EDUCATION
Staying human even as technology transforms education
Digital platforms have reshaped how education is delivered. What remains ope is how much of that move teacher education can absorb without thinning out the human core of teaching.
That tension sits at the centre of a recent Voice of Clarity podcast conversation between Dr. Rashee Singh, professor and head of the School of Education and Humanities at Manav Rachna University, and Rashima Vaid-Varma, dean of the same school. Rather than making sweeping claims about technology’s promise, the discussion returns to a narrower, more difficult question: how teachers are prepared for classrooms that are changing faster than the profession itself.
What gets lost in the edtech rush
For Vaid-Varma, the concern is not access or efficiency, but erosion.
“What is truly getting lost in all this noise of edtech and technology and AI is the human touch,” she says. “We are social beings. We do well when we are in contact with other human beings, and this technology cannot replace a human.”
Teaching, she argues, is not reducible to content delivery. The ability to inspire, empathise and respond to learners in real time remains central and cannot be automated.
Singh notes that this view is already shaping how teacher education programmes are structured. Courses such as Understanding the Self are designed to help future teachers reflect on their own identities and emotional responses alongside understanding learners. The emphasis, she says, is not technical efficiency alone, but empathy and self-awareness.
Why blended learning is becoming unavoidable
Blended learning is often framed as a solution in search of a problem. In this conversation, it is treated as a practical outcome of how education systems now operate.
“The way of teaching and pedagogies will change with the way society evolves,” Vaid-Varma says. As physical presence becomes less essential in many contexts, blended models allow institutions to reach wider audiences without insisting on constant classroom attendance.
Singh points out that with universities increasingly offering online formats, blended learning is no longer experimental. It is fast becoming the default approach.

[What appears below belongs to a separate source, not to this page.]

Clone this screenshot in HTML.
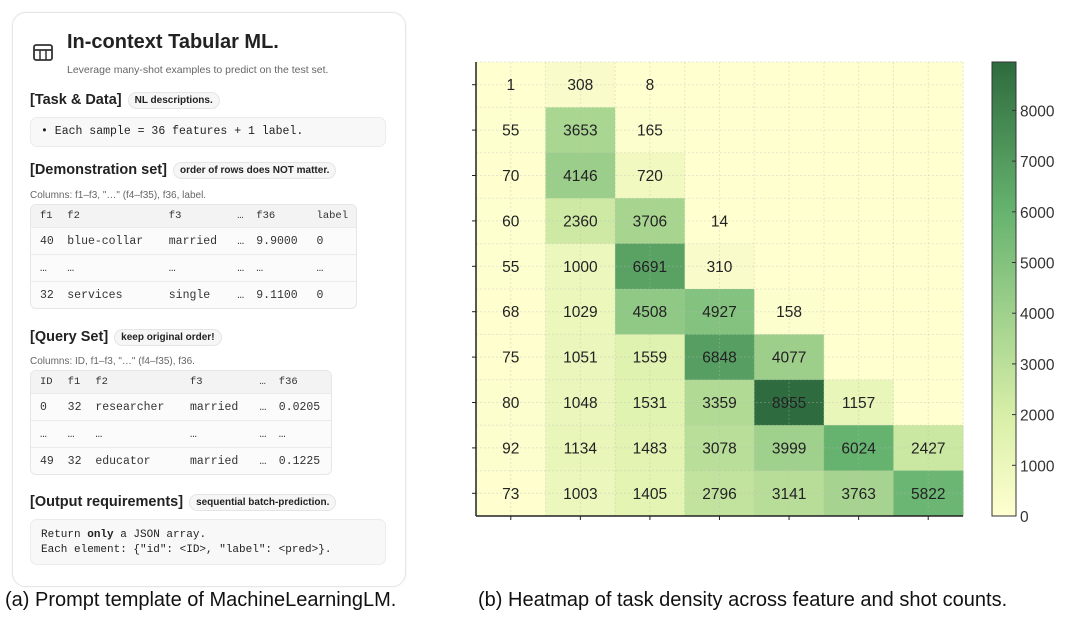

AI in the classroom: tool, not teacher
Both speakers are clear that artificial intelligence is here to stay. The question is where it belongs.
“AI tools are great tools,” Vaid-Varma says, “as long as we use them as something that supports teaching and learning.” While such tools allow for personalisation and efficiency, she stresses that knowledge itself continues to be built through human interaction.
Singh adds that teacher education programmes have begun introducing dedicated AI courses to equip future educators with relevant skills. The aim, she says, is not to outsource thinking, but to help teachers integrate these tools into pedagogy without surrendering judgement.
Vaid-Varma repeatedly returns to the issue of voice. Heavy reliance on AI, she warns, often flattens expression.
“What people connect with is an authentic voice,” she says. “If your voice is the same as everybody else’s, you get lost in the crowd.”
Authenticity, bias and the limits of automation
The discussion sharpens when it turns to bias. Vaid-Varma points out that AI systems carry inbuilt assumptions shaped by the data they are trained on.
“If you ask an AI tool to create an image of a university classroom with a teacher,” she says, “it will show you a Caucasian man, always. That is an inbuilt bias.”
Teachers, she argues, must be trained not only to use AI, but to question it. Without that awareness, such tools risk reinforcing stereotypes rather than challenging them.
To make the point, she draws an analogy from agriculture. Tools evolved to make human labour easier, but they never replaced human agency. AI, she suggests, should be understood the same way, as an aid, not a substitute.
Bridging the generational skills gap
The conversation also touches on a widening divide within the profession. Newer teachers often enter classrooms with greater exposure to updated pedagogies and technologies, while those trained earlier struggle to keep pace.
“Earlier, a teacher could go 20 or 30 years without upskilling,” Vaid-Varma says. “That is no longer possible.”
Continuous professional development, she argues, has become essential to understand how today’s learners think and engage. Master’s programmes, postgraduate diplomas and short-term certifications are increasingly offered in blended formats to accommodate working professionals.
Teacher education, she adds, now has to serve two groups at once, those entering the profession and those already in it.
Beyond the classroom
Teacher education, the speakers note, is also shedding narrow career definitions. While teaching remains central, education degrees now lead to roles in curriculum design, instructional development, ed-tech, research, professional training and consulting.
Vaid-Varma describes this expanding scope as one of the strengths of contemporary education programmes, particularly at a moment when education itself is being reimagined across sectors.
What must change, and what must not
In a rapid closing exchange, Vaid-Varma returns to fundamentals. Compassion and emotional intelligence, she suggests, remain among the most undervalued qualities in teachers today. Technology can enhance learning when used well, but it can just as easily distract. Teacher education, she argues, must stop treating theory and practice as separate and integrate experiential learning from the outset.
Asked to define the future of teacher education in one word, Vaid-Varma chooses “innovation”. Singh offers a brief summation of her own: staying human in a digital world.
As education continues to evolve, the conversation offers a restrained reminder. The challenge is not whether technology belongs in the classroom, but whether it can be adopted without eroding the judgement, relationships and authenticity that make teaching matter.